Stated problem:
The material below should be written out in full and exactly; pictures stay out of the copy.
________________________
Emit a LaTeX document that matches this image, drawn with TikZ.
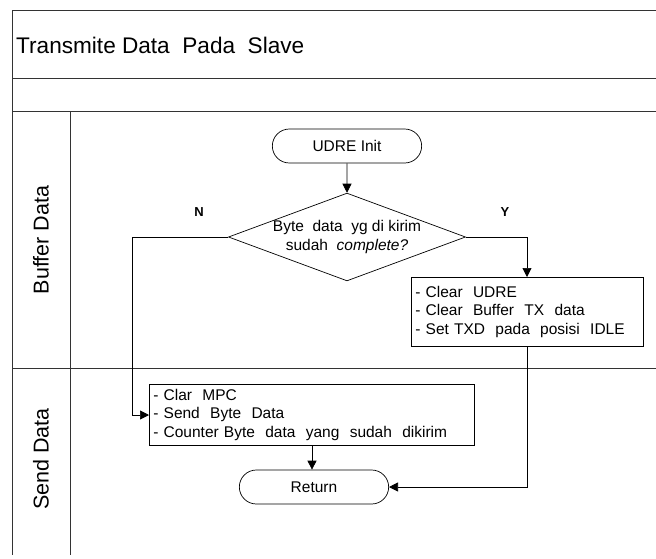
\documentclass[tikz,border=0pt]{standalone}
\usepackage{fontspec}
\setmainfont{Liberation Sans}
\usetikzlibrary{shapes.misc,shapes.geometric,arrows.meta}
\begin{document}
\begin{tikzpicture}[x=1pt,y=-1pt,
  frame/.style={draw=black!80,line width=0.8pt},
  term/.style={draw,rounded rectangle,line width=0.7pt,minimum width=156pt,minimum height=34pt,font=\fontsize{15.5}{18}\selectfont},
  decide/.style={draw,diamond,line width=0.7pt,minimum width=231pt,minimum height=86pt,aspect=2.7,inner sep=0pt,font=\fontsize{15.5}{18.5}\selectfont,align=center},
  proc/.style={draw,line width=0.7pt,align=left,anchor=north west,inner xsep=4pt,inner ysep=0pt,font=\fontsize{15.5}{18.5}\selectfont},
  flow/.style={line width=0.7pt,-{Triangle[length=9pt,width=9pt]}},
  lane/.style={rotate=90,font=\fontsize{21.5}{24}\selectfont},
  yn/.style={font=\bfseries\fontsize{13}{15}\selectfont}]
\useasboundingbox (0,0) rectangle (656,558);
% swimlane frame
\draw[frame] (656,10) -- (12,10) -- (12,555);
\draw[frame] (12,78) -- (656,78);
\draw[frame] (12,111) -- (656,111);
\draw[frame] (12,368) -- (656,368);
\draw[frame] (70,111) -- (70,555);
\node[anchor=west,inner sep=0pt,font=\fontsize{22.6}{24}\selectfont] (title) at (16,45) {Transmite Data\ \ Pada\ \ Slave};
\node[lane] (lbuf) at (41,240) {Buffer Data};
\node[lane] (lsend) at (41,459) {Send Data};
% flow nodes
\node[term] (init) at (347,146) {UDRE Init};
\node[decide] (dec) at (347,237) {Byte\ \ data\ \ yg di kirim\\sudah\ \ \textit{complete?}};
\node[proc,text width=224pt,minimum height=69pt] (clr) at (411,277) {- Clear\ \ UDRE\\- Clear\ \ Buffer\ \ TX\ \ data\\- Set\ TXD\ \ pada\ \ posisi\ \ IDLE};
\node[proc,text width=317pt,minimum height=61pt] (send) at (149,384) {- Clar\ \ MPC\\- Send\ \ Byte\ \ Data\\- Counter Byte\ \ data\ \ yang\ \ sudah\ \ dikirim};
\node[term] (ret) at (314,487) {Return};
\node[yn] (n) at (199,212) {N};
\node[yn] (y) at (505,212) {Y};
% connectors
\coordinate (nc1) at (132,237);
\coordinate (nc2) at (132,415);
\coordinate (yc1) at (527,237);
\coordinate (rc1) at (527,487);
\draw[flow] (init) -- (dec.north);
\draw[flow] (dec.west) -- (nc1) -- (nc2) -- (send.west |- nc2);
\draw[flow] (dec.east) -- (yc1) -- (yc1 |- clr.north);
\draw[flow] (clr.south -| rc1) -- (rc1) -- (ret.east);
\draw[flow] (send.south -| 312,0) -- (ret.north -| 312,0);
\end{tikzpicture}
\end{document}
________________________
Solution for this problem:
Emit a LaTeX document that matches this image, drawn with TikZ.
\documentclass[tikz,border=0pt]{standalone}
\usepackage{fontspec}
\setmainfont{Liberation Sans}
\usetikzlibrary{shapes.misc,shapes.geometric,arrows.meta}
\begin{document}
\begin{tikzpicture}[x=1pt,y=-1pt,
  frame/.style={draw=black!80,line width=0.8pt},
  term/.style={draw,rounded rectangle,line width=0.7pt,minimum width=156pt,minimum height=34pt,font=\fontsize{15.5}{18}\selectfont},
  decide/.style={draw,diamond,line width=0.7pt,minimum width=231pt,minimum height=86pt,aspect=2.7,inner sep=0pt,font=\fontsize{15.5}{18.5}\selectfont,align=center},
  proc/.style={draw,line width=0.7pt,align=left,anchor=north west,inner xsep=4pt,inner ysep=0pt,font=\fontsize{15.5}{18.5}\selectfont},
  flow/.style={line width=0.7pt,-{Triangle[length=9pt,width=9pt]}},
  lane/.style={rotate=90,font=\fontsize{21.5}{24}\selectfont},
  yn/.style={font=\bfseries\fontsize{13}{15}\selectfont}]
\useasboundingbox (0,0) rectangle (656,558);
% swimlane frame
\draw[frame] (656,10) -- (12,10) -- (12,555);
\draw[frame] (12,78) -- (656,78);
\draw[frame] (12,111) -- (656,111);
\draw[frame] (12,368) -- (656,368);
\draw[frame] (70,111) -- (70,555);
\node[anchor=west,inner sep=0pt,font=\fontsize{22.6}{24}\selectfont] (title) at (16,45) {Transmite Data\ \ Pada\ \ Slave};
\node[lane] (lbuf) at (41,240) {Buffer Data};
\node[lane] (lsend) at (41,459) {Send Data};
% flow nodes
\node[term] (init) at (347,146) {UDRE Init};
\node[decide] (dec) at (347,237) {Byte\ \ data\ \ yg di kirim\\sudah\ \ \textit{complete?}};
\node[proc,text width=224pt,minimum height=69pt] (clr) at (411,277) {- Clear\ \ UDRE\\- Clear\ \ Buffer\ \ TX\ \ data\\- Set\ TXD\ \ pada\ \ posisi\ \ IDLE};
\node[proc,text width=317pt,minimum height=61pt] (send) at (149,384) {- Clar\ \ MPC\\- Send\ \ Byte\ \ Data\\- Counter Byte\ \ data\ \ yang\ \ sudah\ \ dikirim};
\node[term] (ret) at (314,487) {Return};
\node[yn] (n) at (199,212) {N};
\node[yn] (y) at (505,212) {Y};
% connectors
\coordinate (nc1) at (132,237);
\coordinate (nc2) at (132,415);
\coordinate (yc1) at (527,237);
\coordinate (rc1) at (527,487);
\draw[flow] (init) -- (dec.north);
\draw[flow] (dec.west) -- (nc1) -- (nc2) -- (send.west |- nc2);
\draw[flow] (dec.east) -- (yc1) -- (yc1 |- clr.north);
\draw[flow] (clr.south -| rc1) -- (rc1) -- (ret.east);
\draw[flow] (send.south -| 312,0) -- (ret.north -| 312,0);
\end{tikzpicture}
\end{document}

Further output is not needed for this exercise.